▶ **Task details**:
Set down each line from the one containing "Clone this chart in matplotlib." to the one containing "import numpy as np", inclusive, exactly as written and with nothing further.

Listing start

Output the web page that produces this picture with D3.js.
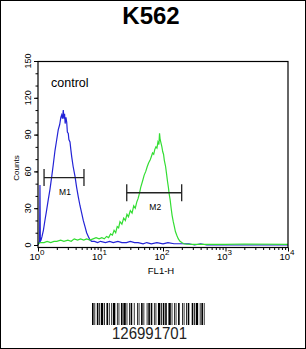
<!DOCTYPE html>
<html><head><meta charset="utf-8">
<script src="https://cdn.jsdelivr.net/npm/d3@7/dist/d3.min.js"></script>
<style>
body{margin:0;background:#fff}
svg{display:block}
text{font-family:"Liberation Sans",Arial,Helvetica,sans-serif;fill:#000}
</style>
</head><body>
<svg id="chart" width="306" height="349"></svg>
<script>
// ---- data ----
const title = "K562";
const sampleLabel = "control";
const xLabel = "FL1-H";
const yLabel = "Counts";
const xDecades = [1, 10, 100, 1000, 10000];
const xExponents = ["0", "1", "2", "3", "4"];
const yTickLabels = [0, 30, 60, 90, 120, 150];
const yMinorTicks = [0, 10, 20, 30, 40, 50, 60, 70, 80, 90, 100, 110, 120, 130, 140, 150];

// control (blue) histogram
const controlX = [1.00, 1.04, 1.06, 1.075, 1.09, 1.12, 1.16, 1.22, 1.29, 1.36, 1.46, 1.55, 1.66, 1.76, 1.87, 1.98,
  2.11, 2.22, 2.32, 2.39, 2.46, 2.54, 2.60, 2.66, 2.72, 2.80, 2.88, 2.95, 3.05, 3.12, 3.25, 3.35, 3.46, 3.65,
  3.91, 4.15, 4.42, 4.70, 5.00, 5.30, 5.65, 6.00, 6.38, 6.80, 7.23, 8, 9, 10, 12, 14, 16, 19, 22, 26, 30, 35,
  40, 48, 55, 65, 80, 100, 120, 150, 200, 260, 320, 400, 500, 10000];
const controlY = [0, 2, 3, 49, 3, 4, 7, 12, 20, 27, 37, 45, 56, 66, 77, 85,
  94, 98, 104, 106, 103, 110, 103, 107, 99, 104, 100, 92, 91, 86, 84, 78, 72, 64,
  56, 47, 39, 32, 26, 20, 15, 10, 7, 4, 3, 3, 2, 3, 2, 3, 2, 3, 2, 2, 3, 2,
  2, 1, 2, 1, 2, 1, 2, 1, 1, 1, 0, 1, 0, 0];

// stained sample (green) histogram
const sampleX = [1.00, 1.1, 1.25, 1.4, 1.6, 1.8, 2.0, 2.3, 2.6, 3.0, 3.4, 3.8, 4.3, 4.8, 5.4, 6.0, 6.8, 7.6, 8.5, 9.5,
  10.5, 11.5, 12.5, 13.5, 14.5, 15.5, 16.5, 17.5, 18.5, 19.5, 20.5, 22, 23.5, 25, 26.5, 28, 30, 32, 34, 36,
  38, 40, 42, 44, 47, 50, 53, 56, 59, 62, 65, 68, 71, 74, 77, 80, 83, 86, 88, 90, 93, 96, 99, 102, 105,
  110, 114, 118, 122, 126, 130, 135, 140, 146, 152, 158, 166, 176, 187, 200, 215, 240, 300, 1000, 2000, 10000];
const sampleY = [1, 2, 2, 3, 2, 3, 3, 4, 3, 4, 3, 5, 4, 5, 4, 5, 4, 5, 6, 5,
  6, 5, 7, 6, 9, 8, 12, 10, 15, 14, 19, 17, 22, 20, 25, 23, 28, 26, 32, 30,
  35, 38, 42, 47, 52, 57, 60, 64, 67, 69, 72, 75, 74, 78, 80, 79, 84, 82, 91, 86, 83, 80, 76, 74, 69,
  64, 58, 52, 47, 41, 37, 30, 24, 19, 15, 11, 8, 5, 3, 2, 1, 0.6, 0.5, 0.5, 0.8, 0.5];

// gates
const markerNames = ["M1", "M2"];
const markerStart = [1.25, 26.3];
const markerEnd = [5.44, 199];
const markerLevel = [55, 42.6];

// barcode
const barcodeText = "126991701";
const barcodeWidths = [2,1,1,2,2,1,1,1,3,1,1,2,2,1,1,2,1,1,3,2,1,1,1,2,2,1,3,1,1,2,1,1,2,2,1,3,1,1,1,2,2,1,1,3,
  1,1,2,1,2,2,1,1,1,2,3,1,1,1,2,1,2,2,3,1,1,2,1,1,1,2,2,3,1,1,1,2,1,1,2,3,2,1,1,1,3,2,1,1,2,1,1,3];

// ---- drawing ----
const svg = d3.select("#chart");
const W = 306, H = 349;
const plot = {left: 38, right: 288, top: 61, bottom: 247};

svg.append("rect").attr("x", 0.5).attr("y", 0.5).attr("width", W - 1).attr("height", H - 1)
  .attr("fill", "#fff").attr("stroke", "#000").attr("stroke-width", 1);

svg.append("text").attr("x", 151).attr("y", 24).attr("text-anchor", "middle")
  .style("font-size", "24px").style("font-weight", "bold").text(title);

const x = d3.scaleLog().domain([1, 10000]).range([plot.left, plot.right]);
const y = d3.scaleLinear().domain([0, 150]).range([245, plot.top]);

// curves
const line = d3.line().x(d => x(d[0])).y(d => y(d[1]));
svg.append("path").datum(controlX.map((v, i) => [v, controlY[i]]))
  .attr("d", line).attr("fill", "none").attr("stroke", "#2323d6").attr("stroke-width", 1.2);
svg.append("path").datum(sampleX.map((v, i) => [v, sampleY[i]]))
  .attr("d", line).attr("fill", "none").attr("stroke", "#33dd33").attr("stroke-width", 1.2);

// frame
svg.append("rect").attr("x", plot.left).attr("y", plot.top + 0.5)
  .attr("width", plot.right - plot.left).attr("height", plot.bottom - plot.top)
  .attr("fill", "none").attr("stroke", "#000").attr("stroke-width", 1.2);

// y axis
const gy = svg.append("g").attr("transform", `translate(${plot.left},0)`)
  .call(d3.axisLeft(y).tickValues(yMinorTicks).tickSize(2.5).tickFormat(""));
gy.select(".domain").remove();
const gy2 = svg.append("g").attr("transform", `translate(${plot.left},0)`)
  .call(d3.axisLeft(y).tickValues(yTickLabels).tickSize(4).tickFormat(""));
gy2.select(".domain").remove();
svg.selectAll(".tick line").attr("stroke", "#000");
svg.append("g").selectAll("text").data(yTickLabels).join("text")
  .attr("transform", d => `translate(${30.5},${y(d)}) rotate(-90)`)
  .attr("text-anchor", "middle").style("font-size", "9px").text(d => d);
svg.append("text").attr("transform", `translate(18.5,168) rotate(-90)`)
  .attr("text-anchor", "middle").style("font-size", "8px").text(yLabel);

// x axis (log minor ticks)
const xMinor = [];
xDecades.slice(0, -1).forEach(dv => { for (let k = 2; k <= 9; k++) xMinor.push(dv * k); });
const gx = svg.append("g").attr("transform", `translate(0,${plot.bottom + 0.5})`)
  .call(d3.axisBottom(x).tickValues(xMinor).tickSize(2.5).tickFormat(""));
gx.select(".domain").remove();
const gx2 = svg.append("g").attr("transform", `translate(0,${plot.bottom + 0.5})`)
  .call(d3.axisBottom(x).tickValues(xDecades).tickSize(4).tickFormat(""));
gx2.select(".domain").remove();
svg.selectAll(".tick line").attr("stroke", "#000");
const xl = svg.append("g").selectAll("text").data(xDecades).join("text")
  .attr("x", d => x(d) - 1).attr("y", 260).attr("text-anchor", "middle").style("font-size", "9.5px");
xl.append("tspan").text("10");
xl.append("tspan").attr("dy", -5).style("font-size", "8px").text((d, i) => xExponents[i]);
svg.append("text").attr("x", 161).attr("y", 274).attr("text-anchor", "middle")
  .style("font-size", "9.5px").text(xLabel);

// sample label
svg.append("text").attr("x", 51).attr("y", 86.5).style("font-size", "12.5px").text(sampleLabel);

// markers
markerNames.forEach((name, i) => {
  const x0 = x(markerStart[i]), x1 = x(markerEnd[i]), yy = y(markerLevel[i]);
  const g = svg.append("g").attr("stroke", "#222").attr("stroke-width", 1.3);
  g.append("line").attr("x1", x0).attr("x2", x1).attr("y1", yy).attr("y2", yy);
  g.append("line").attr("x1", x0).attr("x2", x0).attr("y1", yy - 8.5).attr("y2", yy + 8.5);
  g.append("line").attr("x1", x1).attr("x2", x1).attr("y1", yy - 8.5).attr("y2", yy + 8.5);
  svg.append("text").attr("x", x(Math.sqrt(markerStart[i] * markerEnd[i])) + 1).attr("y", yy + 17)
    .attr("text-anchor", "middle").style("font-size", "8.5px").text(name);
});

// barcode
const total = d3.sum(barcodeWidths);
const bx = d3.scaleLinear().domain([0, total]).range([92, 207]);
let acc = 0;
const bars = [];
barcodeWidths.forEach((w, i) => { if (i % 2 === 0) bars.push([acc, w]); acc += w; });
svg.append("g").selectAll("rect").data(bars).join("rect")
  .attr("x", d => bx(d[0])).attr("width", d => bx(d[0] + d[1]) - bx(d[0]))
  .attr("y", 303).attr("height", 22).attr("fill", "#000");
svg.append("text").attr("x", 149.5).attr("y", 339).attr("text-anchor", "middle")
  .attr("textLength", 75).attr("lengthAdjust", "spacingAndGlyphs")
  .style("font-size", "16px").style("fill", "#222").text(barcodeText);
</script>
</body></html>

Listing end
Listing start

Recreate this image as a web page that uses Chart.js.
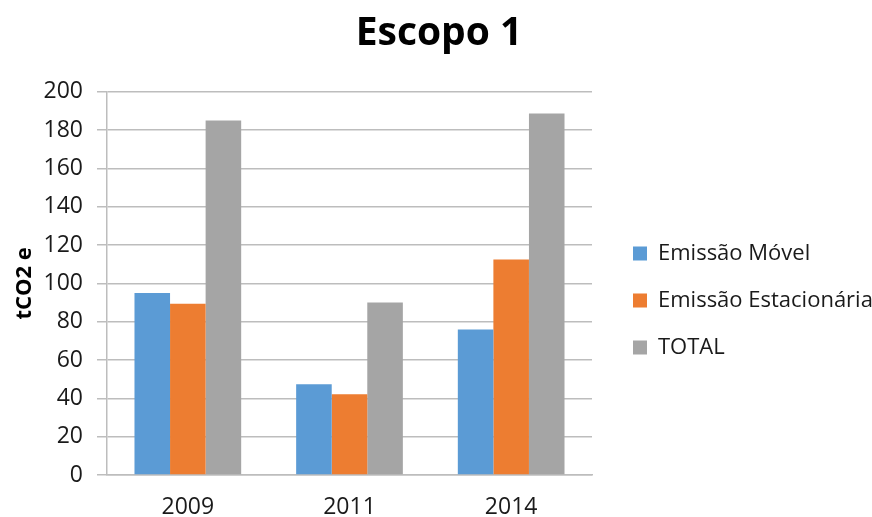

Listing end
Listing start

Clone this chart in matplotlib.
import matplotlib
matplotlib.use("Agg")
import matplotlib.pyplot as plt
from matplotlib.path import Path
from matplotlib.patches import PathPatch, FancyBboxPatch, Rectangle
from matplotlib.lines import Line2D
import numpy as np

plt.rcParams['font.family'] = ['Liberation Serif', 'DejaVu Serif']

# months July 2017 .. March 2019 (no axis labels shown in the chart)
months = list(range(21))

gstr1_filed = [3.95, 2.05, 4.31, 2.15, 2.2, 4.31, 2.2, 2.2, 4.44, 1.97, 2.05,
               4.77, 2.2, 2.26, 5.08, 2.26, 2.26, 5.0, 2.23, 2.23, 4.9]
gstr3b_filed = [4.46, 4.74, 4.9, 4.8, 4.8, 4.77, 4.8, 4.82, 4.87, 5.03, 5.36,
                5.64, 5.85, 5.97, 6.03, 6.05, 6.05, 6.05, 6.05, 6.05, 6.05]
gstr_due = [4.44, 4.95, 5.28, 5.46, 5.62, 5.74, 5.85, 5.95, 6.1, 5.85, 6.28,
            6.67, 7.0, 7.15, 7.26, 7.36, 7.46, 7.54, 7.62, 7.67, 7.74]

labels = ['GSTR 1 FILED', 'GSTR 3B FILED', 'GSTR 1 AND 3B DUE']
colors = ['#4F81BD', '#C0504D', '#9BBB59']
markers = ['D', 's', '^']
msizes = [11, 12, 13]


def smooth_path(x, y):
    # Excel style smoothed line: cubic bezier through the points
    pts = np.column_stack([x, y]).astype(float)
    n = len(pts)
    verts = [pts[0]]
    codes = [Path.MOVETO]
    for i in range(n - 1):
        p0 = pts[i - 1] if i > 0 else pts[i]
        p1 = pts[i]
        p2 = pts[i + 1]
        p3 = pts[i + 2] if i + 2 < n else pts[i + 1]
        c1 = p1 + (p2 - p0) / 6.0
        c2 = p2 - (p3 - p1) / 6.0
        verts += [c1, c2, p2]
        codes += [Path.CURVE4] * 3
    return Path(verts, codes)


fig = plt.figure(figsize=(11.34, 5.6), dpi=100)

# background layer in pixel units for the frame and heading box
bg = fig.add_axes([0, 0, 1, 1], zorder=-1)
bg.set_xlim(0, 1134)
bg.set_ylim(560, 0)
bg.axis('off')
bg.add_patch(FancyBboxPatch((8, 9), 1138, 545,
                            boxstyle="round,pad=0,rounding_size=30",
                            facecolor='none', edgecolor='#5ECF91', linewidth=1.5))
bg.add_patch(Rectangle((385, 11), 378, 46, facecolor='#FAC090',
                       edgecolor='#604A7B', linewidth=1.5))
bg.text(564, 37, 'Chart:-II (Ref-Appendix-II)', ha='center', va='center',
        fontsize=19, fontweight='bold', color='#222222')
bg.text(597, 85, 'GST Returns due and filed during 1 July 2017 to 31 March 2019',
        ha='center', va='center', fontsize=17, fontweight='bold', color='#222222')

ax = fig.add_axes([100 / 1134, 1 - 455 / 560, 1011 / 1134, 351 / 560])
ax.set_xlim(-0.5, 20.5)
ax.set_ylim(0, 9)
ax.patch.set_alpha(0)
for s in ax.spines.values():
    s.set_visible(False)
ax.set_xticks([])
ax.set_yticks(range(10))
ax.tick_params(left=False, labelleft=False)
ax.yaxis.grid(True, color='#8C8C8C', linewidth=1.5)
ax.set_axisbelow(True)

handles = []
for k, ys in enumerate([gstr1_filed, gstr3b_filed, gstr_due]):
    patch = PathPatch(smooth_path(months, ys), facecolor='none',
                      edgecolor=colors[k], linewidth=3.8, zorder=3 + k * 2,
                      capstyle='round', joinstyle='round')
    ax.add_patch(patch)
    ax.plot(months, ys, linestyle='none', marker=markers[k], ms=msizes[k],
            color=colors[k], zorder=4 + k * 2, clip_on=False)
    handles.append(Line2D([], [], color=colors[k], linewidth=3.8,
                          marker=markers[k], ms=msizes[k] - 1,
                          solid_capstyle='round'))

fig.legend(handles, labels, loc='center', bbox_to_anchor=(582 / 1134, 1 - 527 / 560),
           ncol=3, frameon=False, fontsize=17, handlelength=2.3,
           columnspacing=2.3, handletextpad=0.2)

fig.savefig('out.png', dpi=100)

Listing end

▶ **Answer for this exercise**:
Clone this chart in matplotlib.
import matplotlib
matplotlib.use("Agg")
import matplotlib.pyplot as plt
from matplotlib.path import Path
from matplotlib.patches import PathPatch, FancyBboxPatch, Rectangle
from matplotlib.lines import Line2D
import numpy as np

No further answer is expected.